Kerber: Wir sind an einer Wegscheide angelangt, da haben Sie recht. Bei dem, was daraus folgen sollte, hören unsere Gemeinsamkeiten allerdings schon auf. Die Frage ist doch: Will Europa weitergehen im Geiste der Freiheit und einer beschränkten Integration – oder soll die EU unwiderruflich zu einer bundesstaatlichen Haftungsunion werden? Für mich ist klar: Gehen wir den Weg in die Haftungsunion, verliert die europäische Idee das Volk. Der wachsende Populismus auf dem Kontinent ist ein Warnsignal, das wir nicht überhören dürfen!

Welche Rolle spielt die Politik der EU-Kommission für die zunehmende Anti-EU-Stimmung?
Kerber: Es herrscht in Brüssel eine administrative Dekadenz, weil die Kommission nach Pariser Modell aufgebaut ist. Und es gibt eine politisch unfassbare Abgehobenheit, die sich für mich vor allem an einer Person festmacht: Kommissionspräsident Jean-Claude Juncker. Wer ihm lauscht, hört das Programm des Sozialismus: Lasst uns weiter voranschreiten, wir sind fast am Ziel. Auf diesem Weg wird nur leider das regelgebundene Europa zerstört.

Zu den Personen

Fratzscher: Das sehe ich anders. Es geht dabei ja nicht um mehr Vergemeinschaftung, sondern um eine kluge Balance zwischen Regeln und Solidarität. Bedenken Sie: Europa ist klein im globalen Maßstab. Wir werden uns nur behaupten, wenn wir mit einer Stimme sprechen. Wenn also Beitrittsländer die Kriterien für die Währungsunion erfüllen, sollte man sie auch aufnehmen – aber auch nur dann.

Kerber: Herr Fratzscher, machen Sie die Augen auf! Die Entwicklung des Euro zeigt überdeutlich, dass es ein abenteuerliches Experiment war, eine einheitliche Währung über einen so heterogenen Wirtschaftsraum zu stülpen. Der Stabilitätspakt existiert nur noch auf dem Papier. Ohne üppige Transfers wird die Euro-Zone nicht beisammenbleiben. Und da wird es dann sehr konkret. Wollen die Deutschen wirklich mit ihren soliden Sparkassen-Einlagen für zypriotische Banken haften? Ich glaube nicht.

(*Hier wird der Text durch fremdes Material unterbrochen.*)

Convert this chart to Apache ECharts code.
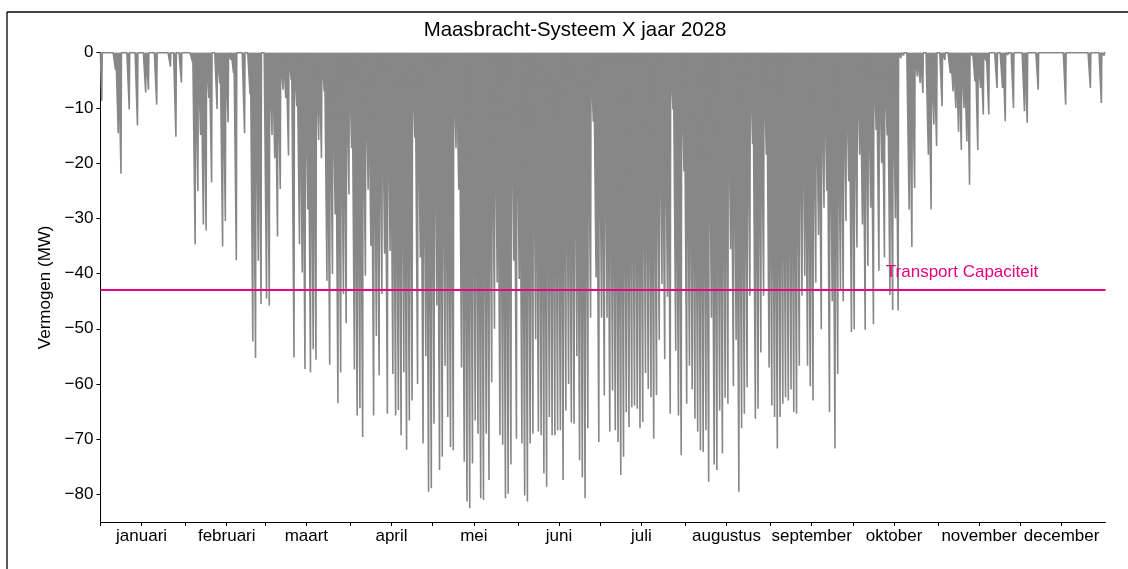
<!DOCTYPE html>
<html>
<head>
<meta charset="utf-8">
<script src="https://cdn.jsdelivr.net/npm/echarts@6/dist/echarts.min.js"></script>
<style>
html,body{margin:0;padding:0;background:#fff;}
#chart{width:1128px;height:569px;}
</style>
</head>
<body>
<div id="chart"></div>
<script>
// ---- data ----
const title = 'Maasbracht-Systeem X jaar 2028';
const yAxisName = 'Vermogen (MW)';
const monthNames = ['januari','februari','maart','april','mei','juni','juli','augustus','september','oktober','november','december'];
const monthStartDay = [0,31,60,91,121,152,182,213,244,274,305,335];
const monthLabelDay = [15,46,75,106,136,167,197,228,259,289,320,350];
const daysInYear = 366;
const yTicks = [-80,-70,-60,-50,-40,-30,-20,-10,0];
const transportCapacity = -43;
const capacityLabel = 'Transport Capaciteit';
const capacityLabelDay = 286;

// daily peak (MW), one value per day of 2028
const dailyPeak = [
 -8.7,0,0,0,0,-3.1,-14.6,-21.9,0,0, -10.3,0,0,-13.2,0,0,-7.2,-6.7,0,0,
 -9.4,0,0,0,0,-2.5,0,-15.2,0,-5.4, 0,0,0,-1.6,-34.7,-25.1,-14.9,-31.1,-32.2,-8.2,
 -23.5,0,-10.2,-5.5,-35.1,-30.5,-12.6,-1.3,-3.7,-37.6, 0,0,-14.6,0,-7.5,-52.3,-55.3,-37.7,-45.5,0,
 -44.5,-45.8,-14.9,-19.1,-33.3,-24.7,-6.7,-8.2,-18.6,-5, -55.2,-9.7,-34.7,-39.8,-57.3,-28.4,-57.9,-53.7,-55.6,-15.8,
 -19.1,-7,-41.3,-56.5,-40.1,-29.3,-63.5,-57.9,-43.7,-49, -25.7,-17.3,-57.4,-65.7,-64.4,-69.6,-40.4,-24.8,-35,-65.7,
 -51.3,-58.4,-43.7,-36.4,-65.4,-35.9,-58.2,-65.7,-64.7,-69.3, -57.9,-71.9,-66.6,-63,-15.4,-60,-37.1,-70.8,-55,-79.5,
 -78.9,-67.2,-45.8,-75.6,-73.2,-56.7,-66,-71.4,-72,-17.3, -24.8,-57,-74.1,-81.3,-82.5,-74.4,-66.6,-69,-80.7,-81,
 -69,-77.4,-59.7,-50,-41.6,-69.3,-71,-80.7,-79.9,-74.6, -37.7,-69.9,-41,-70.8,-80.2,-81.3,-70.8,-69,-51.9,-68.6,
 -69.3,-76.2,-78.6,-66,-69.3,-69.3,-68.4,-68.4,-77.4,-64.8, -60,-67,-67.2,-55,-73.8,-76.9,-80.7,-68,-48,-12.5,
 -40.7,-70.5,-48,-62.1,-48,-68.6,-61.2,-68.4,-70.5,-76.5, -73.2,-65.1,-67.8,-64.2,-63.9,-64.5,-68,-66.9,-58,-60.9,
 -62.4,-69.9,-62,-52,-41.9,-55.5,-44.2,-65.4,-10.3,-54, -65.7,-72.9,-21.5,-63.6,-56.7,-61,-66.3,-68.6,-72,-72.3,
 -68.4,-77.7,-48,-74.6,-75.6,-64.8,-72.6,-62.5,-63.6,-35.6, -60.4,-52,-79.5,-68,-65.4,-60.6,-44,-16.6,-66.3,-64.5,
 -54.3,-44,-18.5,-57,-63.9,-66,-71.7,-66,-63.6,-62.4, -63,-61,-65.1,-65.4,-56.7,-44,-40.4,-56.7,-60.4,-63,
 -41.6,-33,-50.1,-28.1,-25,-65.1,-45,-71.7,-58.2,-43.1, -45,-30.5,-23.3,-50.6,-50.1,-35.3,-18.5,-31.1,-50.2,-38.6,
 -28.1,-49.2,-14,-39.5,-20,-37.1,-15,-43.9,-46.6,-30, -46.7,-1,-0.5,0,-28.4,-35.2,-24.5,-4.3,-5.5,-7.3,
 0,-18.5,-28.4,-13,-16.9,0,-9.7,-1.3,0,-3.7, -7,-10,-14.3,-17.6,-10,-16.1,-23.9,-0.5,-5.2,-17.6,
 -6.4,-11.2,-1.5,-11.2,0,0,-6.4,0,-6.4,-12.4, -0.4,0,-10,0,0,0,-10.6,-12.7,0,0,
 0,-6.7,0,0,0,0,0,0,0,0, 0,-9.4,0,0,0,0,0,0,0,0,
 -6.4,0,0,0,-9.1,-0.5
];

// ---- build series (each day: zero at night, peak at midday) ----
const lineData = [[0,0]];
dailyPeak.forEach((v, d) => {
  lineData.push([d + 0.35, 0]);
  lineData.push([d + 0.5, v]);
  lineData.push([d + 0.65, 0]);
});
lineData.push([daysInYear, 0]);

const FONT = "'Liberation Sans', Arial, 'DejaVu Sans', sans-serif";
const fmtNum = v => (v < 0 ? '\u2212' + Math.abs(v) : String(v));

const chart = echarts.init(document.getElementById('chart'), null, {renderer: 'canvas'});
const option = {
  animation: false,
  backgroundColor: '#ffffff',
  grid: {left: 100.4, right: 22.5, top: 52.7, bottom: 47, containLabel: false},
  xAxis: {
    type: 'value', min: 0, max: daysInYear,
    axisLine: {show: true, onZero: false, lineStyle: {color: '#000', width: 1}},
    axisTick: {show: true, length: 4, lineStyle: {color: '#000'},
      customValues: monthStartDay.concat(monthLabelDay).sort((a,b)=>a-b)},
    axisLabel: {show: true, customValues: monthLabelDay, margin: 6,
      formatter: v => monthNames[monthLabelDay.indexOf(v)] || '',
      color: '#000', fontSize: 17, fontFamily: FONT},
    splitLine: {show: false}
  },
  yAxis: {
    type: 'value', min: -85, max: 0,
    name: yAxisName, nameLocation: 'middle', nameRotate: 90, nameGap: 39,
    nameTextStyle: {color: '#000', fontSize: 17, fontFamily: FONT},
    axisLine: {show: true, lineStyle: {color: '#000', width: 1}},
    axisTick: {show: true, length: 4, lineStyle: {color: '#000'}, customValues: yTicks},
    axisLabel: {show: true, customValues: yTicks, margin: 7, formatter: fmtNum,
      color: '#000', fontSize: 17, fontFamily: FONT},
    splitLine: {show: false}
  },
  series: [
    {
      type: 'line', data: lineData, showSymbol: false, symbol: 'none',
      lineStyle: {color: '#878787', width: 1.6},
      areaStyle: {color: '#878787', opacity: 1, origin: 'end'},
      z: 2, silent: true
    },
    {
      type: 'line', data: [[0, transportCapacity], [daysInYear, transportCapacity]],
      showSymbol: false, symbol: 'none',
      lineStyle: {color: '#e6007e', width: 2}, z: 3, silent: true
    }
  ]
};
chart.setOption(option);

const capPos = chart.convertToPixel({gridIndex: 0}, [capacityLabelDay, transportCapacity]);
chart.setOption({
  graphic: [
    {type: 'line', shape: {x1: 7, y1: 12, x2: 1128, y2: 12}, style: {stroke: '#000', lineWidth: 1.3}, silent: true},
    {type: 'line', shape: {x1: 7, y1: 12, x2: 7, y2: 569}, style: {stroke: '#000', lineWidth: 1.3}, silent: true},
    {type: 'text', x: 575, y: 30, z: 100,
      style: {text: title, fill: '#000', font: '20.4px ' + FONT, textAlign: 'center', textVerticalAlign: 'middle'}},
    {type: 'text', x: capPos[0], y: capPos[1] - 18, z: 100,
      style: {text: capacityLabel, fill: '#e6007e', font: '17px ' + FONT, textAlign: 'left', textVerticalAlign: 'middle'}}
  ]
});
</script>
</body>
</html>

Wie beurteilen Sie die Ideen des französischen Staatspräsidenten Emmanuel Macron, mehr gemeinsame Haftung und Risikoteilung in Europa zu schaffen?
Kerber: Ich kenne Macron schon viele Jahre – seit er stellvertretender Generalsekretär im Élysée war. Als Präsident benimmt er sich wie ein Autokrat. Er will nicht nur in Frankreich den Ton angeben, sondern in ganz Europa. Das ist der alte französische Traum, Deutschland über Brüssel in den Griff zu bekommen.

Mit Verlaub: Konstruieren Sie da nicht einen Konflikt, der gar nicht existiert?
Kerber: Nein. Die DNA der französischen Eliten ist vollkommen anders als die der Deutschen. Allein wie Macron mit einigen Äußerungen in die deutsche Regierungsbildung hineingefunkt hat – eine einzige Instinktlosigkeit, die ich mir nur mit Überheblichkeit erklären kann.

Fratzscher: Herr Kerber, Ihre Einschätzungen zu Frankreich und Macron sind grundfalsch. Schon der Ton stört mich. Wir sollten anerkennen, was Macron im eigenen Land an Reformen leistet. Was heißt denn das in letzter Konsequenz, was Sie hier unterstellen? Dass wir den Euro abwickeln sollen? Zurück zum Europa der Vaterländer? Das ist doch keine realistische und auch keine wünschenswerte Option. Wir müssen die Fehler in der Architektur der Währungsunion korrigieren. Das ist der einzig sinnvolle Weg.

Braucht es für eine funktionierende Einheitswährung denn überhaupt eine politische Union?
Fratzscher: Nein, die ist nicht nötig. Übrigens auch keine Transferunion. Was wir hingegen benötigen, ist eine Versicherungsunion. Die umstrittene gemeinsame Einlagensicherung für Banken folgt genau diesem Prinzip: Es gibt zunächst einen nationalen Topf, der im Krisenfall angezapft wird. Erst wenn der nicht ausreicht, greift ein europäischer Topf. Wobei Länder mit größeren Bankenrisiken natürlich auch größere Reserven aufbauen müssen.